Determination of partition ratios for allylisopropylacetamide during suicidal processing by a phenobarbital-induced cytochrome P-450 isozyme from rat liver.

Allylisopropylacetamide is shown to be a suicide substrate for the phenobarbital-inducible cytochromes P-450. In phenobarbital-induced rat liver microsomes about 70% of the cytochrome P-450-mediated N,N-dimethylaniline N-demethylase activity is sensitive to allylisopropylacetamide inactivation; the residual 30% of the N-demethylase activity is incapable of allylisopropylacetamide turnover and insensitive to allylisopropylacetamide inactivation. The partition number for inactivation of the susceptible population of cytochrome P-450 indicates turnover of 201 molecules of allylisopropylacetamide per molecule of P-450 inactivated. A purified phenobarbital-induced isozyme of cytochrome P-450, when reconstituted with purified rat liver cytochrome P-450 reductase, is also inactivated by allylisopropylacetamide in a suicide fashion with a corrected partition ratio of 184 turnovers of allylisopropylacetamide per inactivation event.
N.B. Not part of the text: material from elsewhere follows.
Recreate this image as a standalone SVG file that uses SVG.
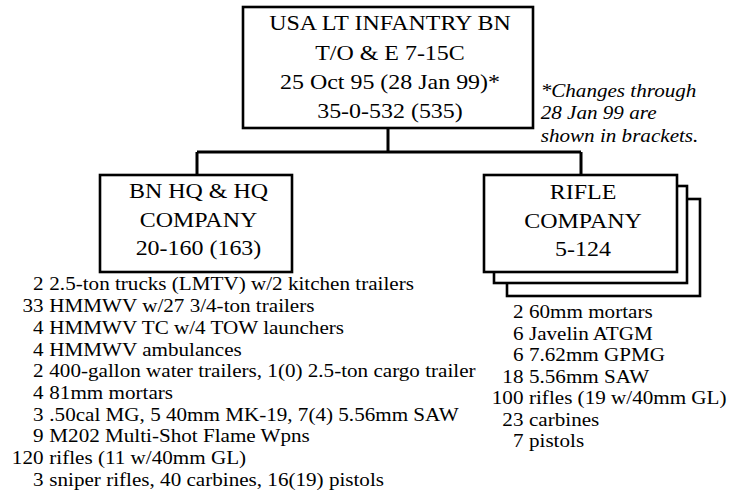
<svg xmlns="http://www.w3.org/2000/svg" width="730" height="491" viewBox="0 0 730 491">
<style>
.box{fill:#fff;stroke:#000;stroke-width:2.6}
.conn{stroke:#000;stroke-width:3;fill:none}
.h{font-family:'Liberation Serif',serif;font-size:20.3px;text-anchor:middle}
.l{font-family:'Liberation Serif',serif;font-size:17.9px}
.n{text-anchor:end}
.note{font-family:'Liberation Serif',serif;font-size:17.9px;font-style:italic}
</style>
<rect width="730" height="491" fill="#fff"/>
<g id="connectors">
<path class="conn" d="M388,128 V152 M197,152 H581 M197,152 V175 M581,152 V175"/>
</g>
<g id="battalion">
<rect class="box" x="243" y="7" width="290" height="121"/>
<g transform="scale(1.18,1)">
<text font-family="Liberation Serif" class="h" x="330.5" y="30">USA LT INFANTRY BN</text>
<text font-family="Liberation Serif" class="h" x="330.5" y="60.5">T/O &amp; E 7-15C</text>
<text font-family="Liberation Serif" class="h" x="330.5" y="89.5">25 Oct 95 (28 Jan 99)*</text>
<text font-family="Liberation Serif" class="h" x="330.5" y="118.5">35-0-532 (535)</text>
</g>
</g>
<g id="note">
<g transform="scale(1.18,1)">
<text font-family="Liberation Serif" class="note" x="458.2" y="97">*Changes through</text>
<text font-family="Liberation Serif" class="note" x="458.2" y="119.5">28 Jan 99 are</text>
<text font-family="Liberation Serif" class="note" x="458.2" y="142">shown in brackets.</text>
</g>
</g>
<g id="hq">
<rect class="box" x="100" y="175" width="192" height="97"/>
<g transform="scale(1.18,1)">
<text font-family="Liberation Serif" class="h" x="168.2" y="198.5">BN HQ &amp; HQ</text>
<text font-family="Liberation Serif" class="h" x="168.2" y="227">COMPANY</text>
<text font-family="Liberation Serif" class="h" x="168.2" y="255.5">20-160 (163)</text>
</g>
<g transform="scale(1.18,1)">
<text font-family="Liberation Serif" class="l" y="290.5"><tspan class="n" x="36.9">2</tspan><tspan x="41.8">2.5-ton trucks (LMTV) w/2 kitchen trailers</tspan></text>
<text font-family="Liberation Serif" class="l" y="312.2"><tspan class="n" x="36.9">33</tspan><tspan x="41.8">HMMWV w/27 3/4-ton trailers</tspan></text>
<text font-family="Liberation Serif" class="l" y="333.9"><tspan class="n" x="36.9">4</tspan><tspan x="41.8">HMMWV TC w/4 TOW launchers</tspan></text>
<text font-family="Liberation Serif" class="l" y="355.6"><tspan class="n" x="36.9">4</tspan><tspan x="41.8">HMMWV ambulances</tspan></text>
<text font-family="Liberation Serif" class="l" y="377.3"><tspan class="n" x="36.9">2</tspan><tspan x="41.8">400-gallon water trailers, 1(0) 2.5-ton cargo trailer</tspan></text>
<text font-family="Liberation Serif" class="l" y="399"><tspan class="n" x="36.9">4</tspan><tspan x="41.8">81mm mortars</tspan></text>
<text font-family="Liberation Serif" class="l" y="420.7"><tspan class="n" x="36.9">3</tspan><tspan x="41.8">.50cal MG, 5 40mm MK-19, 7(4) 5.56mm SAW</tspan></text>
<text font-family="Liberation Serif" class="l" y="442.4"><tspan class="n" x="36.9">9</tspan><tspan x="41.8">M202 Multi-Shot Flame Wpns</tspan></text>
<text font-family="Liberation Serif" class="l" y="464.1"><tspan class="n" x="36.9">120</tspan><tspan x="41.8">rifles (11 w/40mm GL)</tspan></text>
<text font-family="Liberation Serif" class="l" y="485.8"><tspan class="n" x="36.9">3</tspan><tspan x="41.8">sniper rifles, 40 carbines, 16(19) pistols</tspan></text>
</g>
</g>
<g id="rifle">
<rect class="box" x="507" y="199" width="193" height="97"/>
<rect class="box" x="494" y="186" width="193" height="97"/>
<rect class="box" x="484" y="175" width="193" height="97"/>
<g transform="scale(1.18,1)">
<text font-family="Liberation Serif" class="h" x="494.1" y="199.5">RIFLE</text>
<text font-family="Liberation Serif" class="h" x="494.1" y="228">COMPANY</text>
<text font-family="Liberation Serif" class="h" x="494.1" y="256.5">5-124</text>
</g>
<g transform="scale(1.18,1)">
<text font-family="Liberation Serif" class="l" y="318.5"><tspan class="n" x="443.6">2</tspan><tspan x="448.3">60mm mortars</tspan></text>
<text font-family="Liberation Serif" class="l" y="340"><tspan class="n" x="443.6">6</tspan><tspan x="448.3">Javelin ATGM</tspan></text>
<text font-family="Liberation Serif" class="l" y="361.5"><tspan class="n" x="443.6">6</tspan><tspan x="448.3">7.62mm GPMG</tspan></text>
<text font-family="Liberation Serif" class="l" y="383"><tspan class="n" x="443.6">18</tspan><tspan x="448.3">5.56mm SAW</tspan></text>
<text font-family="Liberation Serif" class="l" y="404.5"><tspan class="n" x="443.6">100</tspan><tspan x="448.3">rifles (19 w/40mm GL)</tspan></text>
<text font-family="Liberation Serif" class="l" y="426"><tspan class="n" x="443.6">23</tspan><tspan x="448.3">carbines</tspan></text>
<text font-family="Liberation Serif" class="l" y="447.5"><tspan class="n" x="443.6">7</tspan><tspan x="448.3">pistols</tspan></text>
</g>
</g>
</svg>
This partition number is corrected for the competing O2-dependent autoinactivation of cytochrome P-450 which we have previously shown to occur with the purified isozyme (Loosemore, M., Light, D. R., and W#alsh, C. (1980) J. Biol. Chem. 255, 9017-9020). The 201 product molecules of cytochrome P-450-mediated turnover of allylisopropylacetamide in either the microsomal or purified enzyme system are probably the epoxide, are reactive toward alkylation of cellular nucleophiles, and covalently modify protein and exogenous calf thymus DNA molecules.[1]